As we begin a new year, we often think of the past year and how we want to be strategic with the year ahead. We often make resolutions for changes, contemplate goals that we to accomplish and try to wash the slate clean of past mistakes. While these are all noble pursuits, they are not enough to provide the type of life that we were meant to live. Jesus said that he came to give us a different sort of life than one of merely trying harder and forcing ourselves to do things that don’t come naturally to us. He came to change our lives, to give us new intentions in our hearts, so that we would want to become a new type of person, one who has love, joy, peace, patience, kindness, goodness, faithfulness, gentleness, and self-control (Galatians 5:22-23). Instead of making a New Year’s resolution on your own strength that will probably get broken in the next few days, why not talk to the Lord and ask Him to make you into a new creation (2 Corinthians 5:17)? Why not take the plunge and lean your full weight on Jesus by asking Him to give you His light for each step of your journey in this New Year? Are there decisions you need to make? Are there relationships that seem chaotic? Are there places of greed or anger that need to get confessed? Why not spend some time talking to Jesus and asking Him to be Lord of your life, to cleanse you of the past and to give you His light for the future? He’s willing, are you?

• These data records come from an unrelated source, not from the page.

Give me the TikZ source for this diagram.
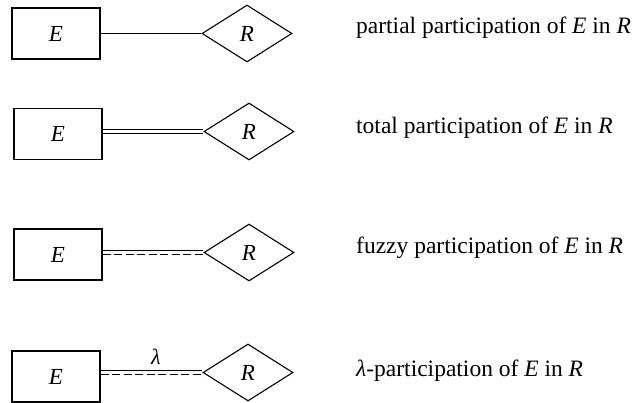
\documentclass[tikz,border=0pt]{standalone}
\usepackage{fontspec}
\setmainfont{Liberation Serif}
\usetikzlibrary{shapes.geometric}
\begin{document}
\begin{tikzpicture}[x=1pt,y=-1pt,
  entity/.style={draw,line width=1.1pt,minimum width=88pt,minimum height=51pt,inner sep=0pt,font=\fontsize{23}{25}\selectfont\itshape},
  relship/.style={draw,diamond,line width=1.1pt,minimum width=90pt,minimum height=57pt,inner sep=0pt,font=\fontsize{23}{25}\selectfont\itshape},
  link/.style={line width=1.1pt},
  fuzzy/.style={line width=1.2pt,dash pattern=on 8pt off 3.5pt},
  caption/.style={anchor=base west,inner sep=0pt,font=\fontsize{23.5}{25}\selectfont}]
\useasboundingbox (0,0) rectangle (639,402);
% partial participation
\node[entity] (e1) at (56,33.5) {E};
\node[relship] (r1) at (247,33.5) {R};
\draw[link] (e1.east) -- (r1.west);
\node[caption] (t1) at (356,33) {partial participation of \textit{E} in \textit{R}};
% total participation
\node[entity] (e2) at (58,134) {E};
\node[relship] (r2) at (249,131.5) {R};
\draw[link] ([yshift=1.6pt]r2.west -| e2.east) -- ([yshift=1.6pt]r2.west);
\draw[link] ([yshift=-1.6pt]r2.west -| e2.east) -- ([yshift=-1.6pt]r2.west);
\node[caption] (t2) at (356,133) {total participation of \textit{E} in \textit{R}};
% fuzzy participation
\node[entity] (e3) at (58,254.5) {E};
\node[relship] (r3) at (249,252.5) {R};
\draw[link] ([yshift=1.6pt]r3.west -| e3.east) -- ([yshift=1.6pt]r3.west);
\draw[fuzzy] ([yshift=-1.6pt]r3.west -| e3.east) -- ([yshift=-1.6pt]r3.west);
\node[caption] (t3) at (356,253) {fuzzy participation of \textit{E} in \textit{R}};
% lambda participation
\node[entity] (e4) at (56,376.5) {E};
\node[relship] (r4) at (248,372.5) {R};
\draw[link] ([yshift=1.6pt]r4.west -| e4.east) -- ([yshift=1.6pt]r4.west);
\draw[fuzzy] ([yshift=-1.6pt]r4.west -| e4.east) -- ([yshift=-1.6pt]r4.west);
\node[anchor=base,inner sep=0pt,font=\fontsize{22}{24}\selectfont\itshape] (l4) at (156,364) {λ};
\node[caption] (t4) at (356,376) {\textit{λ}-participation of \textit{E} in \textit{R}};
\end{tikzpicture}
\end{document}
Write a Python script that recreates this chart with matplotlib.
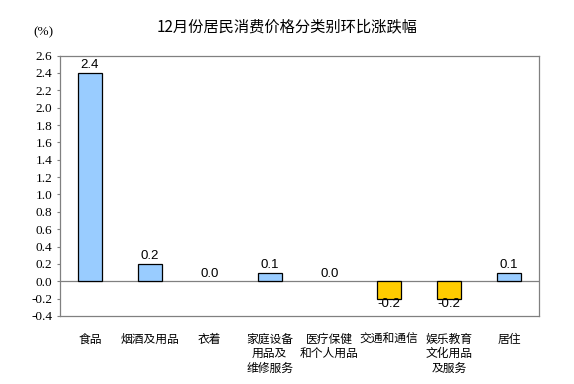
import matplotlib
matplotlib.use('Agg')
import matplotlib.pyplot as plt
import numpy as np

# Data
categories = ['食品', '烟酒及用品', '衣着', '家庭设备\n用品及\n维修服务',
              '医疗保健\n和个人用品', '交通和通信', '娱乐教育\n文化用品\n及服务', '居住']
values = [2.4, 0.2, 0.0, 0.1, 0.0, -0.2, -0.2, 0.1]
y_ticks = [-0.4, -0.2, 0.0, 0.2, 0.4, 0.6, 0.8, 1.0, 1.2, 1.4, 1.6, 1.8,
           2.0, 2.2, 2.4, 2.6]

CJK = ['Noto Sans CJK SC', 'DejaVu Sans']
POS_COLOR = '#99CCFF'
NEG_COLOR = '#FFCC00'

fig = plt.figure(figsize=(5.74, 3.84), dpi=100)
ax = fig.add_axes([60 / 574, 1 - 316 / 384, 479 / 574, 260.4 / 384])

x = np.arange(len(categories))
colors = [POS_COLOR if v >= 0 else NEG_COLOR for v in values]
widths = [0.9 if v != 0 else 0 for v in values]
ax.bar(x, values, width=0.4, color=colors, edgecolor='black', linewidth=widths, zorder=3)

ax.set_xlim(-0.5, len(categories) - 0.5)
ax.set_ylim(-0.4, 2.6)
ax.axhline(0, color='#808080', linewidth=0.9, zorder=2)

# value labels
for xi, v in zip(x, values):
    if v >= 0:
        ax.text(xi, v + 0.02, f'{v:.1f}', ha='center', va='bottom',
                fontsize=9.5, family='Liberation Sans')
    else:
        ax.text(xi, v + 0.01, f'{v:.1f}', ha='center', va='top',
                fontsize=9.5, family='Liberation Sans')

ax.set_yticks(y_ticks)
ax.set_yticklabels([f'{t:.1f}' for t in y_ticks], family='Liberation Serif', fontsize=9.5)
ax.tick_params(axis='y', direction='out', length=2.5, color='#808080', pad=3)
ax.set_xticks(x)
ax.set_xticklabels(categories, family=CJK, fontsize=8.5, linespacing=1.15)
ax.tick_params(axis='x', length=0, pad=12)

for side in ['top', 'right', 'bottom', 'left']:
    ax.spines[side].set_color('#808080')
    ax.spines[side].set_linewidth(0.9)

fig.text(287 / 574, 1 - 27 / 384, '12月份居民消费价格分类别环比涨跌幅',
         ha='center', va='center', fontsize=11, family=CJK)
fig.text(43 / 574, 1 - 32 / 384, '(%)', ha='center', va='center',
         fontsize=9.5, family='Liberation Serif')

fig.savefig('out.png', dpi=100)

1. The Magi diligently searched for the king based upon the information they obtained from various sources including the Scriptures as well as from speaking to the Jews to inquire about where they may located the baby Jesus. What is the primary means that God provides for us to locate Jesus today? During the New Year, how will you make an effort to continue to search for the truths about Jesus in this primary source during your daily life?
2. In what ways can you relate to this summary statement of today’s Gospel message?
“God calls us to believe and follow His revelation about Jesus and when we do our response is joy, worship and giving.”